Deputy head Catherine Hollingsworth said the initiative was designed to connect students to the practical application of the subjects, as well as their own environment as residents of an island.

“Students in the future need to combine their knowledge and skills from each of these areas in order to be successful in their future careers,” said Ms Hollingsworth, who is also the Head of Secondary. “There has been a lot of research published to show that the jobs our students will be entering into will demand technological skills.

“These include critical thinking, resourcefulness, reflection and perseverance in addition to specific technological expertise.”

According to Ms Hollingsworth, many schools around the world are working to raise awareness and expertise in these skills, which have already been incorporated into BHS’s Guiding Statements.

Earlier this year, Rolfe Commissiong, the Shadow Minister of Human Affairs, urged the Bermuda Government to reform the education system with a focus on science, technology, education and mathematics (Stem) learning. The Progressive Labour Party politician, who has long been a proponent of Stem education, believes educating students in these subjects will help Bermuda remain competitive in a world driven and dominated by information technology.
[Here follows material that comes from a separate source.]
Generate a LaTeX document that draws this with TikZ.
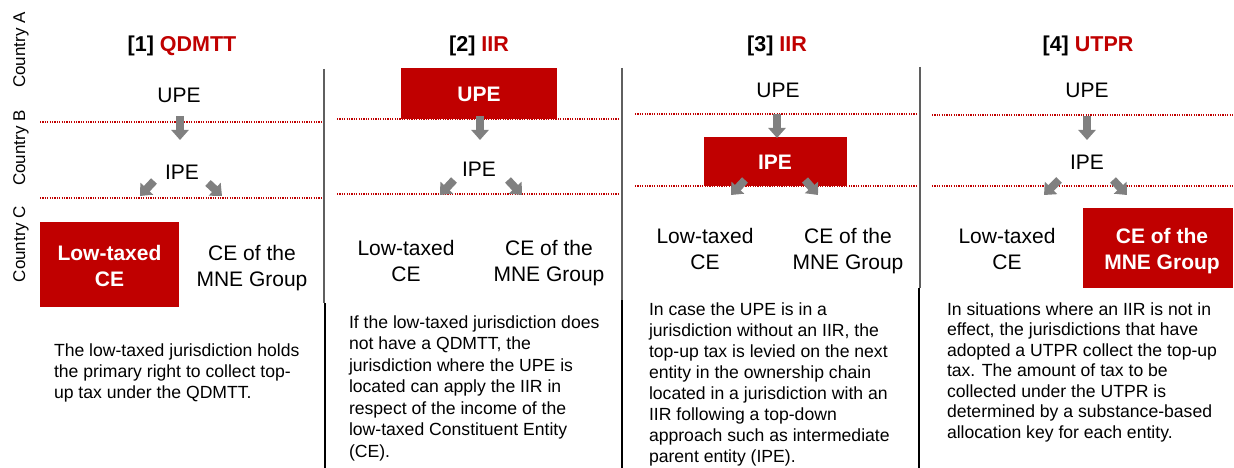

According to Mike Charles, the general secretary of the Bermuda Union of Teachers, a focus on Stem subjects would also help bring the Island’s education system into the 21st century and boost job prospects for students.

Ms Hollingsworth said BHS is actively integrating Steam subjects into its curriculum and is now looking to create more opportunities for students to study them in a holistic way.

The school is planning another Steam Week for 2016, and is looking to collapse its timetable for middle school students for a few days to focus on technology, specifically robotics.

“We are working with MIT in Boston to facilitate visiting lecturers who are focusing on the development of robotic limbs,” Ms Hollingsworth said.

“The aim is to have workshops and talks which will focus on the theoretical and practical nature of robotics.”

BHS also offers coding and robotics clubs and students will be able to take part in the Mid Atlantic Robotics In Education Remote Operated Vehicle competition later this year.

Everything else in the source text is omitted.